Wenn der Tourismus seine absurde Seite zeigt
Der Skistart der Kitzbüheler Bergbahnen sorgt für Kopfschütteln – und manifestiert Auswüchse einer Branche, von der Westösterreich lebt.
Marketing verführt uns, bestimmt und prägt unsere Kaufabsichten. In der Regel umschmeichelt und betört es die Menschen. Manchmal geht ein vermeintlich genialer PR-Gag aber nach hinten los – macht nicht Gusto, sondern offenbart die Absurdität von Absichten und fragwürdige Fehlentwicklungen.
Die Kitzbüheler Bergbahnen inszenieren dieser Tage einen maximal frühen Skistart auf einem schmalen, aus Depots präparierten Schneeband in rundum sattgrüner Landschaft auf der Mittersiller Resterhöhe. In einem Herbst, der sonniger nicht sein könnte. Ein Herbst, der bei 20 Grad Celsius zum Wandern einlädt, zum Verweilen in der Natur, vielleicht sogar ans Baden denken lässt, aber sicher keine Sekunde ans Skifahren.

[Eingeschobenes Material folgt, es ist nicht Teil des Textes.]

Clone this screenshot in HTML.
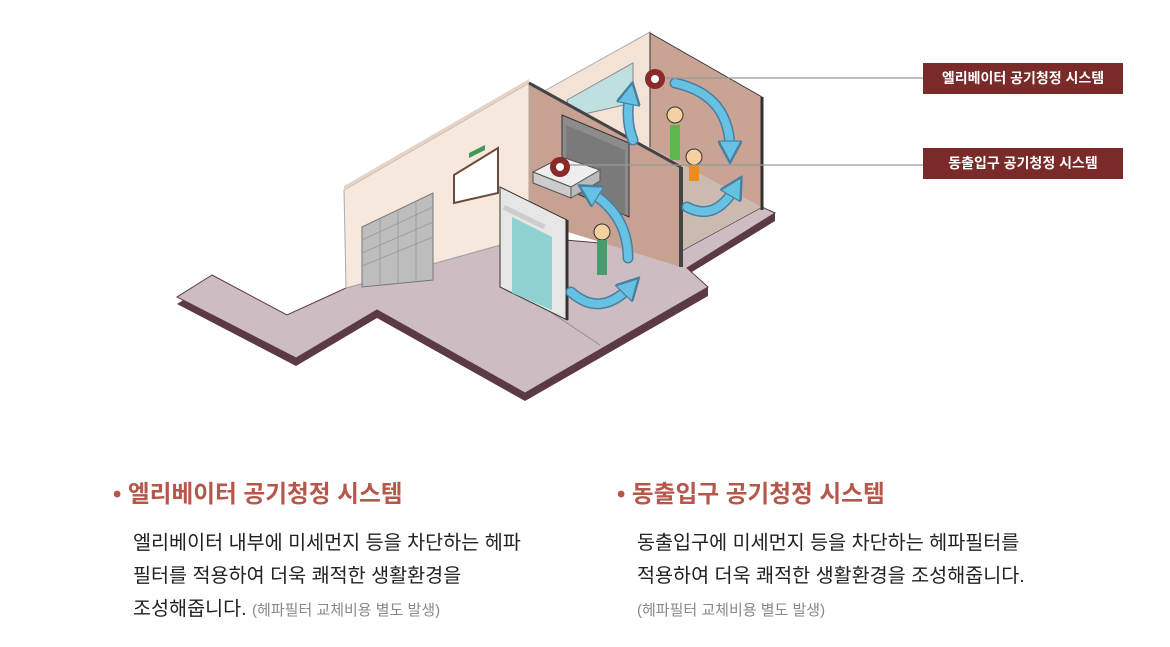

Es hätte den Tirolern klar sein müssen, selbst wenn sie diesen frühen Winterstart seit Jahren zelebrieren: Inmitten dieses goldenen Herbstes kann die Einladung zum Skifahren bei den Menschen nur Kopfschütteln und spöttische Kommentare auslösen. Doch der vermeintliche PR-Schlag trifft nicht nur den Verursacher. Er schadet einer Branche, die ganze Regionen und Täler des Landes zwar ausgezeichnet ernährt, aber immer öfter im Verdacht von Allmachtsfantasien steht. Kritiker sagen schon lange: Der Tourismus und die Wintersportindustrie kennen keine Grenzen. Sie bekommen nie genug, wollen immer mehr. Und sie haben – entschuldigen Sie die Zuspitzung – offenbar jede Scheu verloren, ihre Wachstumsfantasien auf Kosten der Natur durchzusetzen. Wider jede Vernunft. Wider die eigene Geschäftsbasis. Wider unser aller Lebensgrundlagen.

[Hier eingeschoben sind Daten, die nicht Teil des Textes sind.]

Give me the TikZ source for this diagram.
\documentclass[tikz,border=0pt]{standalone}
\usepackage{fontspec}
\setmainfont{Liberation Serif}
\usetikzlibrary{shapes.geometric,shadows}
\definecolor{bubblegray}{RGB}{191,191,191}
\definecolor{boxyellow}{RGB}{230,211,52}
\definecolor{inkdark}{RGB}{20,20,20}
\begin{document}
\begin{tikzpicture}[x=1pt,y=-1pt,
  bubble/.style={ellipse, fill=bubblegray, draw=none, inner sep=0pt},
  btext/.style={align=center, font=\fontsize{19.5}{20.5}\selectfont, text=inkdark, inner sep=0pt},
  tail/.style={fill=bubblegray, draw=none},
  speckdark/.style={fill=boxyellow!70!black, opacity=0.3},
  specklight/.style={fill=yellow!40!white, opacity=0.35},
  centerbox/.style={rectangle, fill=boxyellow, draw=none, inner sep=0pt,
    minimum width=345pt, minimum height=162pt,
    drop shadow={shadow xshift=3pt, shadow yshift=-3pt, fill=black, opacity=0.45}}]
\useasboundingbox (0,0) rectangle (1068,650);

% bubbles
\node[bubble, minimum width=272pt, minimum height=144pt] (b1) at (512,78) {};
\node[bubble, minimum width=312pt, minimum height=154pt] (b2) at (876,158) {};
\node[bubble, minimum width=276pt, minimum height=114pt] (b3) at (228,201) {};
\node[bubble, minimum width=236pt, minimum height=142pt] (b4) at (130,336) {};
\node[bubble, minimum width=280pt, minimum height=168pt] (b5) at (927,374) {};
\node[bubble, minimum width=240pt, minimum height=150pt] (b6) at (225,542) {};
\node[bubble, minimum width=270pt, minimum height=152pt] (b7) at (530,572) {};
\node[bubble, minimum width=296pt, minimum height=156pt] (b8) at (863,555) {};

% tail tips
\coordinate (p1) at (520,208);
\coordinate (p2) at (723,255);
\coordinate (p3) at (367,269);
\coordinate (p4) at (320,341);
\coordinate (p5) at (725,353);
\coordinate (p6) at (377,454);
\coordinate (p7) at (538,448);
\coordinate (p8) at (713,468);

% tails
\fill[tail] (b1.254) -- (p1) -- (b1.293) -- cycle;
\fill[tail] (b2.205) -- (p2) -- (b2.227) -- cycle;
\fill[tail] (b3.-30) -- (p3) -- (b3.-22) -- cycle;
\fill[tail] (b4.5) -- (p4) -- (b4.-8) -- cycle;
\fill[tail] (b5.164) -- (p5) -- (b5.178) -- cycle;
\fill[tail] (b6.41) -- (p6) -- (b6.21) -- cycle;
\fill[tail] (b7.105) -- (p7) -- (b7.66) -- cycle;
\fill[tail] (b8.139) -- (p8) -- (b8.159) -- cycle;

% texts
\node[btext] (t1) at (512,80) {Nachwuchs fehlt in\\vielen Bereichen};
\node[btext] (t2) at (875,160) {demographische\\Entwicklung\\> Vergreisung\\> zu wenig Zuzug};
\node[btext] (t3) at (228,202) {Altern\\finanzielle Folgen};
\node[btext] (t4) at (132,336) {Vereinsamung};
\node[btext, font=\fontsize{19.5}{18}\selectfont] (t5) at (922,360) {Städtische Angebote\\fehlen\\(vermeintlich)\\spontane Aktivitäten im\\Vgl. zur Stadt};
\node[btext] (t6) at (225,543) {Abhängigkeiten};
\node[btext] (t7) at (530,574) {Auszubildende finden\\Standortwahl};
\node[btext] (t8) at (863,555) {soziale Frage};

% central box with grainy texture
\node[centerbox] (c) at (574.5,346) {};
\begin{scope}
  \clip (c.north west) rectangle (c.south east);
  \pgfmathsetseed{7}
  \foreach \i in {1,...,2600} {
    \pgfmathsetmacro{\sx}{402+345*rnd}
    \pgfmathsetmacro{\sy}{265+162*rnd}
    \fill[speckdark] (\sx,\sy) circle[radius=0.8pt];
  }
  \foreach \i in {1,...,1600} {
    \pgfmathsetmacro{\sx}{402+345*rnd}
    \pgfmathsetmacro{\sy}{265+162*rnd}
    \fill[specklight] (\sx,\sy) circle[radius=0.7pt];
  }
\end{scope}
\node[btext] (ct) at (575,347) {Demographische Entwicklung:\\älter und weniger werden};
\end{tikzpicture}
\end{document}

Der Tourismus trotzt jeder Krise, er schafft immer neue Rekorde, mehrt jedes Jahr sein Einkommen – und damit auch den Wohlstand Westösterreichs. Wie die Bilder von der Resterhöhe zeigen, geht in diesem Höhenflug zusehends die Bodenhaftung verloren.

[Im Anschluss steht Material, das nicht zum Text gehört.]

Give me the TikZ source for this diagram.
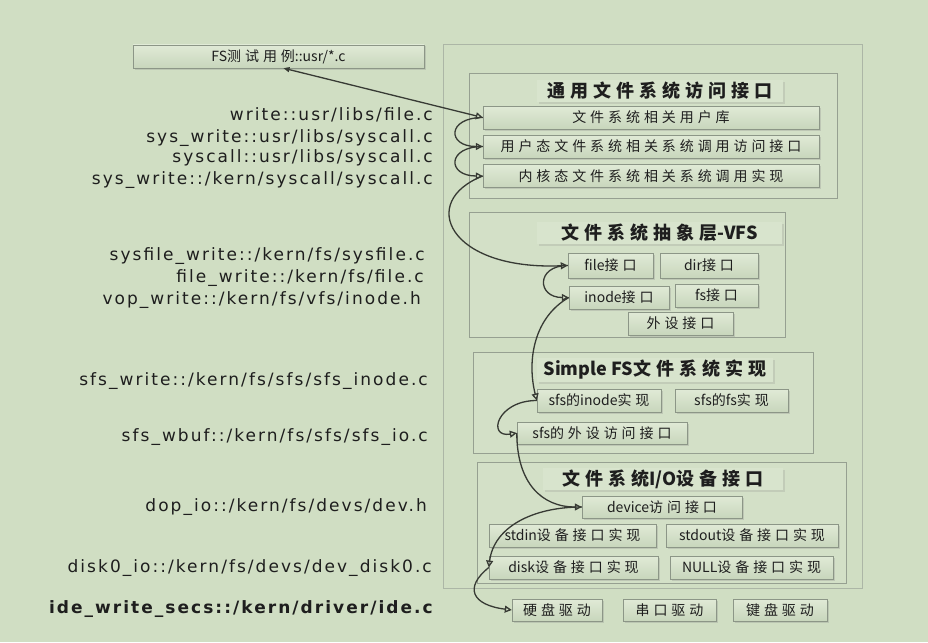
\documentclass[tikz,border=0pt]{standalone}
\usepackage{fontspec}
\setmainfont{DejaVu Sans}
\newfontfamily\srcfont[LetterSpace=12]{DejaVu Sans}
\newfontfamily\cjkfont[LetterSpace=28]{Noto Sans CJK SC}
\newfontfamily\cjkplain{Noto Sans CJK SC}
\newcommand{\lat}[1]{{\cjkplain #1}}
\usetikzlibrary{arrows.meta,shadows}
\definecolor{bgcol}{RGB}{208,222,195}
\definecolor{framecol}{RGB}{172,182,166}
\definecolor{layercol}{RGB}{150,160,145}
\definecolor{layerfill}{RGB}{211,224,199}
\definecolor{itemline}{RGB}{140,150,135}
\definecolor{itemtop}{RGB}{224,234,214}
\definecolor{itembot}{RGB}{200,214,188}
\definecolor{titlefill}{RGB}{216,228,205}
\definecolor{flowcol}{RGB}{55,58,52}
\definecolor{txtcol}{RGB}{30,30,30}
\tikzset{
  outerbox/.style={draw=framecol, fill=bgcol, line width=1pt},
  layer/.style={draw=layercol, fill=layerfill, line width=1pt},
  layertitle/.style={fill=titlefill, inner sep=0pt, text=txtcol,
    drop shadow={shadow xshift=2pt, shadow yshift=-2pt, opacity=.2},
    font=\cjkfont\fontsize{18}{19}\selectfont\bfseries},
  item/.style={draw=itemline, top color=itemtop, bottom color=itembot,
    inner sep=0pt, text=txtcol, minimum height=23,
    drop shadow={shadow xshift=1.5pt, shadow yshift=-1.5pt, opacity=.25},
    font=\cjkfont\fontsize{14}{15}\selectfont},
  src/.style={anchor=east, inner sep=0pt, text=txtcol,
    font=\srcfont\fontsize{17}{18}\selectfont},
  flow/.style={draw=flowcol, line width=1.3pt,
    -{Triangle[open, length=7pt, width=7pt]}}
}

\begin{document}
\begin{tikzpicture}[x=1pt, y=-1pt]
    % Background
    \fill[bgcol] (0,0) rectangle (928,642);
    \useasboundingbox (0,0) rectangle (928,642);

    % Test case box
    \node[item, minimum width=291, font=\cjkfont\fontsize{14}{15}\selectfont] (test) at (278.5,56.5) {\lat{FS}测试用例\lat{::usr/*.c}};

    % Outer frame
    \node[outerbox, minimum width=419, minimum height=543] (fsbox) at (652.5,316.5) {};

    % Layer 1: general access interface
    \node[layer, minimum width=368, minimum height=125] (lay1) at (653,135.5) {};
    \node[layertitle, minimum width=246, minimum height=22] (lay1t) at (660,91) {通用文件系统访问接口};
    \node[item, minimum width=336] (ulib) at (651,117.5) {文件系统相关用户库};
    \node[item, minimum width=336] (ucall) at (651,146.5) {用户态文件系统相关系统调用访问接口};
    \node[item, minimum width=336] (kcall) at (651,176) {内核态文件系统相关系统调用实现};

    % Layer 2: VFS
    \node[layer, minimum width=316, minimum height=125] (lay2) at (627,274.5) {};
    \node[layertitle, minimum width=245, minimum height=22] (lay2t) at (659.5,232.5) {文件系统抽象层\lat{-VFS}};
    \node[item, minimum width=85, minimum height=25] (vfile) at (610.5,265.5) {\lat{file}接口};
    \node[item, minimum width=98, minimum height=25] (vdir) at (709,265.5) {\lat{dir}接口};
    \node[item, minimum width=100] (vinode) at (619,297.5) {\lat{inode}接口};
    \node[item, minimum width=83] (vfs) at (716.5,295.5) {\lat{fs}接口};
    \node[item, minimum width=105] (vdev) at (680.5,323.5) {外设接口};

    % Layer 3: Simple FS
    \node[layer, minimum width=340, minimum height=101] (lay3) at (643,402.5) {};
    \node[layertitle, minimum width=236, minimum height=24] (lay3t) at (655,370) {\lat{Simple FS}文件系统实现};
    \node[item, minimum width=124] (sinode) at (599,400.5) {\lat{sfs}的\lat{inode}实现};
    \node[item, minimum width=113] (sfs) at (731.5,400.5) {\lat{sfs}的\lat{fs}实现};
    \node[item, minimum width=170, minimum height=22] (sdev) at (602,433) {\lat{sfs}的外设访问接口};

    % Layer 4: I/O device interface
    \node[layer, minimum width=369, minimum height=121] (lay4) at (661.5,522.5) {};
    \node[layertitle, minimum width=240, minimum height=22] (lay4t) at (663,479) {文件系统\lat{I/O}设备接口};
    \node[item, minimum width=160, minimum height=22] (device) at (662,507) {\lat{device}访问接口};
    \node[item, minimum width=167] (stdin) at (572.5,535.5) {\lat{stdin}设备接口实现};
    \node[item, minimum width=172] (stdout) at (752,535.5) {\lat{stdout}设备接口实现};
    \node[item, minimum width=169] (disk) at (573.5,567.5) {\lat{disk}设备接口实现};
    \node[item, minimum width=163] (null) at (751.5,567.5) {\lat{NULL}设备接口实现};

    % Drivers
    \node[item, minimum width=90, minimum height=22] (hdd) at (557,610) {硬盘驱动};
    \node[item, minimum width=93, minimum height=22] (serial) at (669.5,610) {串口驱动};
    \node[item, minimum width=94, minimum height=22] (kbd) at (780,610) {键盘驱动};

    % Source files
    \node[src] (f1) at (433,115) {write::usr/libs/file.c};
    \node[src] (f2) at (433,138) {sys\_write::usr/libs/syscall.c};
    \node[src] (f3) at (433,158) {syscall::usr/libs/syscall.c};
    \node[src] (f4) at (433,180) {sys\_write::/kern/syscall/syscall.c};
    \node[src] (f5) at (425,256) {sysfile\_write::/kern/fs/sysfile.c};
    \node[src] (f6) at (424,278) {file\_write::/kern/fs/file.c};
    \node[src] (f7) at (421,300) {vop\_write::/kern/fs/vfs/inode.h};
    \node[src] (f8) at (428,381) {sfs\_write::/kern/fs/sfs/sfs\_inode.c};
    \node[src] (f9) at (428,437) {sfs\_wbuf::/kern/fs/sfs/sfs\_io.c};
    \node[src] (f10) at (427,507) {dop\_io::/kern/fs/devs/dev.h};
    \node[src] (f11) at (432,568) {disk0\_io::/kern/fs/devs/dev\_disk0.c};
    \node[src, font=\srcfont\fontsize{17}{18}\selectfont\bfseries] (f12) at (433,609) {ide\_write\_secs::/kern/driver/ide.c};

    % Call chain
    \draw[flow, {Triangle[length=6pt, width=5pt]}-{Triangle[open, length=7pt, width=7pt]}] ([xshift=5pt]test.south) -- (ulib.west);
    \draw[flow] (ulib.west) .. controls +(-36,0) and +(-36,0) .. (ucall.west);
    \draw[flow] (ucall.west) .. controls +(-36,0) and +(-36,0) .. (kcall.west);
    \draw[flow] (kcall.west) .. controls +(-65,25) and +(-120,5) .. (vfile.west);
    \draw[flow] (vfile.west) .. controls +(-32,0) and +(-32,0) .. (vinode.west);
    \draw[flow] (vinode.west) .. controls +(-35,20) and +(-10,-40) .. (sinode.west);
    \draw[flow] (sinode.west) .. controls +(-40,0) and +(-30,5) .. (sdev.west);
    \draw[flow] (sdev.west) .. controls +(0,50) and +(-40,0) .. (device.west);
    \draw[flow] (device.west) .. controls +(-50,0) and +(5,-40) .. (disk.west);
    \draw[flow] (disk.west) .. controls +(-25,20) and +(-40,-5) .. (hdd.west);
\end{tikzpicture}
\end{document}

Gerade weil die Wintersportindustrie so erfolgreich war und ist, gerade weil sie so eminent wichtig ist, muss sie dringend die Demut neu entdecken – Demut vor der Natur, der sie ihre Erfolge verdankt. Demut vor den Einheimischen, deren Wohlwollen und Unterstützung sie nicht aufs Spiel setzen darf. Und Demut vor der eigenen Stärke, die Bergbahnen und Touristiker allein wegen der globalen klimatischen Umwälzungen im Winter noch dringend brauchen werden. Womit sich der Bogen zu den absurd anmutenden Bildern von der Resterhöhe schließt: Sind sie gar als unheilverkündende Warnung, als Vorzeichen drohenden Unheils zu deuten?